Tuesday, 16 June 2015

Matariki and Pleiades

The Justice League after reading about Matariki compared two different myths about the Seven Stars.

WALT - Compare Two Myths

Matariki is beginning this year on Thursday 18th June. Matariki is a special time for Maori as it celebrates the new year and is a time to look at the past and to think about the future. Matariki is also seven stars found in the constellation Taurus. There many myths about these stars from all around the world. Two of which are the Maori myth of Matariki and her six daughters and the Greek myth Pleiades or the seven sisters.

Cultural Myths - Anthony and Arav
Both the Maori and Greek people have stories in their cultures about Matariki. One of the myths for Matariki come from Maori, the indigenous people of New Zealand. Another myth for Matariki comes from Greece in the South of Europe. Matariki was an important time to the Maori culture because it was a time when Maori people celebrated the new year and harvested food for the winter.

Creation Stories - Dev and Israel
The Maori and Greek people both created stories to explain the existence of the seven stars. In Greek they thought that Pleiades was created by Greek gods and mortals. In New Zealand they believed the Maori gods created Matariki. These cultures invented these myths because they had no scientists to explain how the stars were created and so they made myths instead. Myths are passed on through the generations and remain alive to this day.

Different names - Skye and Kalani
Both cultures have different names for the cluster of seven stars. In Te reo Maori the name for Matariki can mean eyes of the god or small eyes. In Greek, Matariki is known as Pleiades or the seven sisters. There are other names for these stars too from different countries. Some examples of different names for Matariki include Subaru in Japan, Seven chickens in Thailand and Matali’l in Samoa.

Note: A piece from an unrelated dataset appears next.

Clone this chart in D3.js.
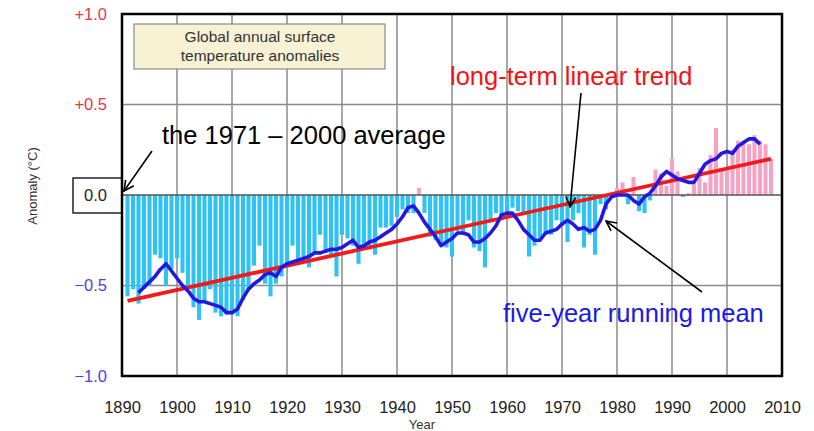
<!DOCTYPE html>
<html>
<head>
<meta http-equiv="Content-Type" content="text/html;charset=utf-8" />
<style type="text/css">
  body { margin: 0; background: #fff; }
  text { font-family: Arial, "Liberation Sans", sans-serif; }
</style>
</head>
<body>
<div id="svgContainer"></div>
<script src="https://d3js.org/d3.v7.min.js"></script>
<script type="text/javascript">
// annual anomalies (°C, vs 1971-2000), one per year from 1891
var firstYear = 1891;
var anomalies = [
  -0.56, -0.52, -0.60, -0.52, -0.50, -0.33, -0.35, -0.50, -0.41, -0.35, // 1891-1900
  -0.43, -0.52, -0.62, -0.69, -0.58, -0.52, -0.65, -0.67, -0.66, -0.66, // 1901-1910
  -0.67, -0.58, -0.52, -0.39, -0.28, -0.49, -0.56, -0.49, -0.45, -0.40, // 1911-1920
  -0.28, -0.38, -0.37, -0.40, -0.33, -0.22, -0.32, -0.33, -0.45, -0.22, // 1921-1930
  -0.24, -0.28, -0.38, -0.28, -0.30, -0.33, -0.18, -0.18, -0.17, -0.12, // 1931-1940
  -0.08, -0.10, -0.10,  0.04, -0.10, -0.23, -0.25, -0.27, -0.29, -0.34, // 1941-1950
  -0.20, -0.22, -0.14, -0.29, -0.31, -0.40, -0.15, -0.10, -0.14, -0.13, // 1951-1960
  -0.07, -0.09, -0.10, -0.34, -0.28, -0.24, -0.22, -0.22, -0.14, -0.17, // 1961-1970
  -0.26, -0.14, -0.10, -0.29, -0.22, -0.33, -0.05, -0.08,  0.01,  0.04, // 1971-1980
   0.07, -0.05,  0.10, -0.09, -0.10, -0.03,  0.14,  0.12,  0.05,  0.20, // 1981-1990
   0.13, -0.01,  0.01,  0.06,  0.15,  0.07,  0.22,  0.37,  0.15,  0.14, // 1991-2000
   0.25,  0.30,  0.30,  0.28,  0.33,  0.30,  0.28,  0.20               // 2001-2008
];

// five-year running mean, one per year from 1893
var meanFirstYear = 1893;
var runningMean = [
  -0.54, -0.51, -0.48, -0.45, -0.41, -0.38, -0.42, -0.46,               // 1893-1900
  -0.50, -0.53, -0.57, -0.59, -0.59, -0.60, -0.61, -0.62, -0.65, -0.65, // 1901-1910
  -0.63, -0.57, -0.52, -0.49, -0.47, -0.44, -0.43, -0.45, -0.40, -0.38, // 1911-1920
  -0.37, -0.36, -0.35, -0.34, -0.32, -0.32, -0.31, -0.30, -0.30, -0.29, // 1921-1930
  -0.27, -0.25, -0.29, -0.28, -0.26, -0.25, -0.23, -0.21, -0.19, -0.16, // 1931-1940
  -0.12, -0.07, -0.06, -0.10, -0.15, -0.19, -0.23, -0.28, -0.26, -0.24, // 1941-1950
  -0.21, -0.21, -0.22, -0.26, -0.26, -0.24, -0.21, -0.17, -0.11, -0.10, // 1951-1960
  -0.10, -0.14, -0.19, -0.22, -0.25, -0.25, -0.21, -0.20, -0.19, -0.16, // 1961-1970
  -0.14, -0.16, -0.19, -0.18, -0.20, -0.19, -0.14, -0.05, -0.01,  0.00, // 1971-1980
   0.00,  0.00, -0.03, -0.05, -0.01,  0.01,  0.05,  0.10,  0.13,  0.11, // 1981-1990
   0.09,  0.08,  0.07,  0.07,  0.12,  0.17,  0.19,  0.20,  0.23,  0.24, // 1991-2000
   0.23,  0.27,  0.29,  0.31,  0.31,  0.28                              // 2001-2006
];

// linear trend end points
var trendYears = [1891, 2008];
var trendValues = [-0.585, 0.20];

var xTicks = d3.range(1890, 2011, 10);
var yTicks = [1.0, 0.5, 0.0, -0.5, -1.0];
var yTickLabels = ["+1.0", "+0.5", "0.0", "\u22120.5", "\u22121.0"];
var yTickColors = ["#e8364f", "#e8364f", "#222", "#4b3fe0", "#4b3fe0"];

var w = 814, h = 431;
var svg = d3.select("#svgContainer")
  .append("svg")
  .attr("width", w)
  .attr("height", h);

var xScale = d3.scaleLinear().domain([1890, 2010]).range([122, 782]);
var yScale = d3.scaleLinear().domain([-1, 1]).range([376, 14]);

var defs = svg.append("defs");
defs.append("marker")
  .attr("id", "arrow")
  .attr("viewBox", "0 0 12 12")
  .attr("refX", 11).attr("refY", 6)
  .attr("markerWidth", 12).attr("markerHeight", 12)
  .attr("markerUnits", "userSpaceOnUse")
  .attr("orient", "auto")
  .append("path")
  .attr("d", "M1,1 L11,6 L1,11")
  .attr("fill", "none")
  .attr("stroke", "#000")
  .attr("stroke-width", 1.6);

// grid
var grid = svg.append("g");
grid.selectAll(".vg")
  .data(xTicks.slice(1, -1))
  .enter().append("line")
  .attr("x1", d => xScale(d)).attr("x2", d => xScale(d))
  .attr("y1", yScale(1)).attr("y2", yScale(-1))
  .attr("stroke", "#8a8a8a").attr("stroke-width", 1.5);
grid.selectAll(".hg")
  .data([0.5, -0.5])
  .enter().append("line")
  .attr("x1", xScale(1890)).attr("x2", xScale(2010))
  .attr("y1", d => yScale(d)).attr("y2", d => yScale(d))
  .attr("stroke", "#8a8a8a").attr("stroke-width", 1.5);

// bars
var barData = anomalies.map((v, i) => ({ year: firstYear + i, value: v }));
var step = xScale(1) - xScale(0);
var barW = step - 1.4;
svg.append("g").selectAll("rect")
  .data(barData)
  .enter().append("rect")
  .attr("x", d => xScale(d.year) - barW / 2)
  .attr("width", barW)
  .attr("y", d => yScale(Math.max(0, d.value)))
  .attr("height", d => Math.abs(yScale(d.value) - yScale(0)))
  .attr("fill", d => d.value >= 0 ? "#f5a3c4" : "#2ec3f2");

// zero line
svg.append("line")
  .attr("x1", xScale(1890)).attr("x2", xScale(2010))
  .attr("y1", yScale(0)).attr("y2", yScale(0))
  .attr("stroke", "#555").attr("stroke-width", 1.5);

// trend
var line = d3.line()
  .x(d => xScale(d[0]))
  .y(d => yScale(d[1]));

svg.append("path")
  .attr("d", line(trendYears.map((y, i) => [y, trendValues[i]])))
  .attr("stroke", "#f21b1b")
  .attr("stroke-width", 3.8)
  .attr("fill", "none");

// running mean
svg.append("path")
  .attr("d", line(runningMean.map((v, i) => [meanFirstYear + i, v])))
  .attr("stroke", "#2418e0")
  .attr("stroke-width", 3.6)
  .attr("stroke-linejoin", "round")
  .attr("fill", "none");

// frame
svg.append("rect")
  .attr("x", xScale(1890)).attr("y", yScale(1))
  .attr("width", xScale(2010) - xScale(1890))
  .attr("height", yScale(-1) - yScale(1))
  .attr("fill", "none")
  .attr("stroke", "#000")
  .attr("stroke-width", 2.5);

// title box
svg.append("rect")
  .attr("x", 134).attr("y", 24)
  .attr("width", 251).attr("height", 45)
  .attr("fill", "#f8f1d4")
  .attr("stroke", "#8a8a8a")
  .attr("stroke-width", 1.2);
svg.append("text")
  .attr("x", 260).attr("y", 41.5)
  .attr("text-anchor", "middle")
  .attr("font-size", 15.5).attr("fill", "#333")
  .text("Global annual surface");
svg.append("text")
  .attr("x", 260).attr("y", 60.5)
  .attr("text-anchor", "middle")
  .attr("font-size", 15.5).attr("fill", "#333")
  .text("temperature anomalies");

// x axis
var xAxis = d3.axisBottom(xScale)
  .tickValues(xTicks)
  .tickFormat(d3.format("d"))
  .tickSize(0)
  .tickPadding(0);
var gx = svg.append("g")
  .attr("transform", "translate(0,401)")
  .call(xAxis);
gx.select(".domain").remove();
gx.selectAll("text")
  .attr("font-size", 16.5)
  .attr("fill", "#222")
  .attr("font-family", "Arial, 'Liberation Sans', sans-serif");

svg.append("text")
  .attr("x", 422).attr("y", 429)
  .attr("text-anchor", "middle")
  .attr("font-size", 13).attr("fill", "#333")
  .text("Year");

// y axis
var yAxis = d3.axisLeft(yScale)
  .tickValues(yTicks)
  .tickFormat((d, i) => yTickLabels[i])
  .tickSize(0)
  .tickPadding(0);
var gy = svg.append("g")
  .attr("transform", "translate(107,0)")
  .call(yAxis);
gy.select(".domain").remove();
gy.selectAll("text")
  .attr("font-size", 16.5)
  .attr("fill", (d, i) => yTickColors[i])
  .attr("font-family", "Arial, 'Liberation Sans', sans-serif");

// box around 0.0
svg.append("rect")
  .attr("x", 73).attr("y", yScale(0) - 17)
  .attr("width", xScale(1890) - 73).attr("height", 35)
  .attr("fill", "none")
  .attr("stroke", "#000")
  .attr("stroke-width", 1.3);

svg.append("text")
  .attr("transform", "translate(37," + yScale(0.05) + ") rotate(-90)")
  .attr("text-anchor", "middle")
  .attr("font-size", 13).attr("fill", "#333")
  .text("Anomaly (\u00B0C)");

// annotations
svg.append("text")
  .attr("x", 162).attr("y", 144)
  .attr("font-size", 25.5).attr("fill", "#000")
  .text("the 1971 \u2013 2000 average");
svg.append("line")
  .attr("x1", 152).attr("y1", 151)
  .attr("x2", xScale(1890) + 2).attr("y2", yScale(0) - 4)
  .attr("stroke", "#000").attr("stroke-width", 1.6)
  .attr("marker-end", "url(#arrow)");

svg.append("text")
  .attr("x", 450).attr("y", 85)
  .attr("font-size", 25.5).attr("fill", "#f01414")
  .text("long-term linear trend");
svg.append("line")
  .attr("x1", 581).attr("y1", 93)
  .attr("x2", 570).attr("y2", 207)
  .attr("stroke", "#000").attr("stroke-width", 1.6)
  .attr("marker-end", "url(#arrow)");

svg.append("text")
  .attr("x", 503).attr("y", 322)
  .attr("font-size", 25.5).attr("fill", "#1a1ae6")
  .text("five-year running mean");
svg.append("line")
  .attr("x1", 702).attr("y1", 292)
  .attr("x2", 606).attr("y2", 221)
  .attr("stroke", "#000").attr("stroke-width", 1.6)
  .attr("marker-end", "url(#arrow)");
</script>
</body>
</html>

Different Myths - Priscilla and Sherlyn
There are a variety of different myths about Matariki. One of the Greek myths is about Pleiades and a family that got broken apart. The Ancient Greeks only saw 6 stars. In their myth the missing sister married a mortal (a mortal means someone that doesn’t care about anything) and disappeared from the sky after being struck by lightning. Her husband was the legendary Sisyphus, who’d been punished forever by being made to push a rock to the top of the mountain.

Conclusion - Chantelle
In the future we should still carry on learning about Maori myths and legends. Learning about these myths means we can learn about the past and about our Maori ancestors.  It is good to know this information because we can take these myths and learn from, use and improve the ideas from the past. Learning about Matariki is also important to New Zealanders because it is a sign of respect to the language and culture of the Maori people.

We think our comparison is extended abstract because we compared several similarities and differences . We also added a generalisation by thinking about the future of these myths.

1 comment:

  1. A very impressive summary Justice League. Chantelle you showed a lot of maturity in your conclusion and some great thinking. I agree with you that learning about Matariki is important.